JetBrains has a product.
I've used ANTS Profiler and I can join the others with recommendation.
The price is NEGLIGIBLE when you compare it with the amount of dev hours it will save you.
I you're developer for a living, and your company won't buy it for you, either change the company or buy it for yourself.
For profiling large complex UI applications then you often need a set of tools and approaches. I'll outline the approach and tools I used recently on a project to improve the performance of a .Net 2.0 UI application.
First of all I interviewed users and worked through the use cases myself to come up with a list of target use cases that highlighted the systems worse performing areas. I.e. I didn't want to spend n man days optimising a feature that was hardly ever used but very slow. I would want to spend time, however, optimising a feature that was a little bit sluggish but invoked a 1000 times a day, etc.
Once the candidate use cases were identified I instrumented my code with my own light weight logging class (I used some high performance timers and a custom logging solution because a needed sub-millisecond accuracy). You might, however, be able to get away with log4net and time stamps. The reason I instrumented code is that it is sometimes easier to read your own logs rather than the profiler's output. I needed both for a variety of reasons (e.g. measuring .Net user control layouts is not always straightforward using the profiler).
I then ran my instrumented code with the ANTS profiler and profiled the use case. By combining the ANTS profile and my own log files I was very quickly able to discover problems with our application.
We also profiled the server as well as the UI and were able to work out breakdowns for time spent in the UI, time spent on the wire, time spent on the server etc.

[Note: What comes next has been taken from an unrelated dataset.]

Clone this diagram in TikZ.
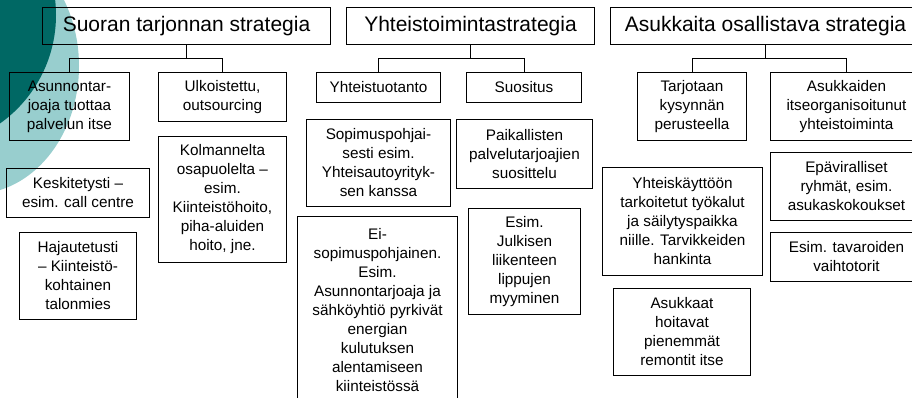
\documentclass[tikz,border=0pt]{standalone}
\usepackage{fontspec}
\setmainfont{Liberation Sans}
\usepackage{xcolor}
\usepackage{tikz}
\usetikzlibrary{shapes,positioning,calc}
\definecolor{tealdark}{RGB}{0,104,100}
\definecolor{teallight}{RGB}{152,206,206}

\tikzset{
  hdr/.style={draw, line width=1pt, anchor=north west, inner sep=0pt,
    font=\fontsize{21}{25}\selectfont},
  cell/.style={draw, line width=1pt, anchor=north west, inner sep=0pt, align=center,
    font=\fontsize{15.3}{19}\selectfont},
  link/.style={line width=1pt}
}

\begin{document}
\begin{tikzpicture}[x=1pt,y=-1pt]
\useasboundingbox (0,0) rectangle (912,398);
% decoration in the corner
\fill[teallight] (-26,66) ellipse [x radius=105, y radius=128];
\fill[tealdark] (-77,15) circle [radius=133];

% headings
\node[hdr, minimum width=288pt, minimum height=37pt] (suora) at (42,7) {Suoran tarjonnan strategia};
\node[hdr, minimum width=248pt, minimum height=37pt] (yhteis) at (346,7) {Yhteistoimintastrategia};
\node[hdr, minimum width=310pt, minimum height=37pt] (osallis) at (610,7) {Asukkaita osallistava strategia};

% first column
\node[cell, minimum width=120pt, minimum height=68pt] (itse) at (9,72) {Asunnontar-\\joaja tuottaa\\palvelun itse};
\node[cell, minimum width=128pt, minimum height=49pt] (ulko) at (158,72) {Ulkoistettu,\\outsourcing};
\node[cell, minimum width=128pt, minimum height=126pt] (kolmas) at (158,136) {Kolmannelta\\osapuolelta –\\esim.\\Kiinteistöhoito,\\piha-aluiden\\hoito, jne.};
\node[cell, minimum width=143pt, minimum height=49pt] (keski) at (6,168) {Keskitetysti –\\esim. call centre};
\node[cell, minimum width=117pt, minimum height=87pt] (hajau) at (19,232) {Hajautetusti\\– Kiinteistö-\\kohtainen\\talonmies};

% second column
\node[cell, minimum width=124pt, minimum height=30pt] (tuotanto) at (316,72) {Yhteistuotanto};
\node[cell, minimum width=115pt, minimum height=30pt] (suositus) at (466,72) {Suositus};
\node[cell, minimum width=144pt, minimum height=87pt] (sopimus) at (306,119) {Sopimuspohjai-\\sesti esim.\\Yhteisautoyrityk-\\sen kanssa};
\node[cell, minimum width=136pt, minimum height=69pt] (paikal) at (456,119) {Paikallisten\\palvelutarjoajien\\suosittelu};
\node[cell, minimum width=160pt, minimum height=188pt] (eisopimus) at (297,216) {Ei-\\sopimuspohjainen.\\Esim.\\Asunnontarjoaja ja\\sähköyhtiö pyrkivät\\energian\\kulutuksen\\alentamiseen\\kiinteistössä};
\node[cell, minimum width=112pt, minimum height=106pt] (julkinen) at (468,208) {Esim.\\Julkisen\\liikenteen\\lippujen\\myyminen};

% third column
\node[cell, minimum width=109pt, minimum height=68pt] (kysynta) at (637,72) {Tarjotaan\\kysynnän\\perusteella};
\node[cell, minimum width=152pt, minimum height=68pt] (itseorg) at (770,72) {Asukkaiden\\itseorganisoitunut\\yhteistoiminta};
\node[cell, minimum width=160pt, minimum height=108pt] (tyokalut) at (602,167) {Yhteiskäyttöön\\tarkoitetut työkalut\\ja säilytyspaikka\\niille. Tarvikkeiden\\hankinta};
\node[cell, minimum width=152pt, minimum height=68pt] (ryhmat) at (770,152) {Epäviralliset\\ryhmät, esim.\\asukaskokoukset};
\node[cell, minimum width=152pt, minimum height=49pt] (vaihto) at (770,232) {Esim. tavaroiden\\vaihtotorit};
\node[cell, minimum width=137pt, minimum height=87pt] (remontit) at (613,288) {Asukkaat\\hoitavat\\pienemmät\\remontit itse};

% org chart links
\draw[link] (suora.south) -- ++(0,14) -| (itse.north);
\draw[link] (suora.south) -- ++(0,14) -| (ulko.north);
\draw[link] (yhteis.south) -- ++(0,14) -| (tuotanto.north);
\draw[link] (yhteis.south) -- ++(0,14) -| (suositus.north);
\draw[link] (osallis.south) -- ++(0,14) -| (kysynta.north);
\draw[link] (osallis.south) -- ++(0,14) -| (itseorg.north);
\end{tikzpicture}
\end{document}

Also worth noting is that 1 run isn't enough, and the 1st run is usually worth throwing away. Let me explain: PC load, network traffic, JIT compilation status etc can all affect the time a particular operation will take. A simple strategy is to measure an operation n times (say 5), throw away the slowest and fastest run, the analyse the remianing profiles.
Eqatec profiler is a cute small profiler that is free and easy to use. It probably won't come anywhere near the "wow" factor of Ants profiler in terms of features but it still is very cool IMO and worth a look.
Use a profiler. ANTS costs money but is very nice.
i just set breakpoints, visual will tell you how many ms between breakpoint has passed. so you can find it manually.
ANTS Profiler is very good.
If you don't want to pay, the newer VS verions come with a profiler, but to be honest it doesn't seem very good. ATI/AMD make a free profiler... but its not very user friendly (to me, I couldn't get any useful info out of it).
The advice I would give is to time function calls yourself with code. If they are fast and you do not have a high-precision timer or the calls vary in slowness for a number of reasons (e.g. every x calls building some kind of cache), try running each one x10000 times or something, then dividing the result accordingly. This may not be perfect for some sections of code, but if you are unable to find a good, free, 3rd party solution, its pretty much what's left unless you want to pay.
Yet another option is Intel's VTune.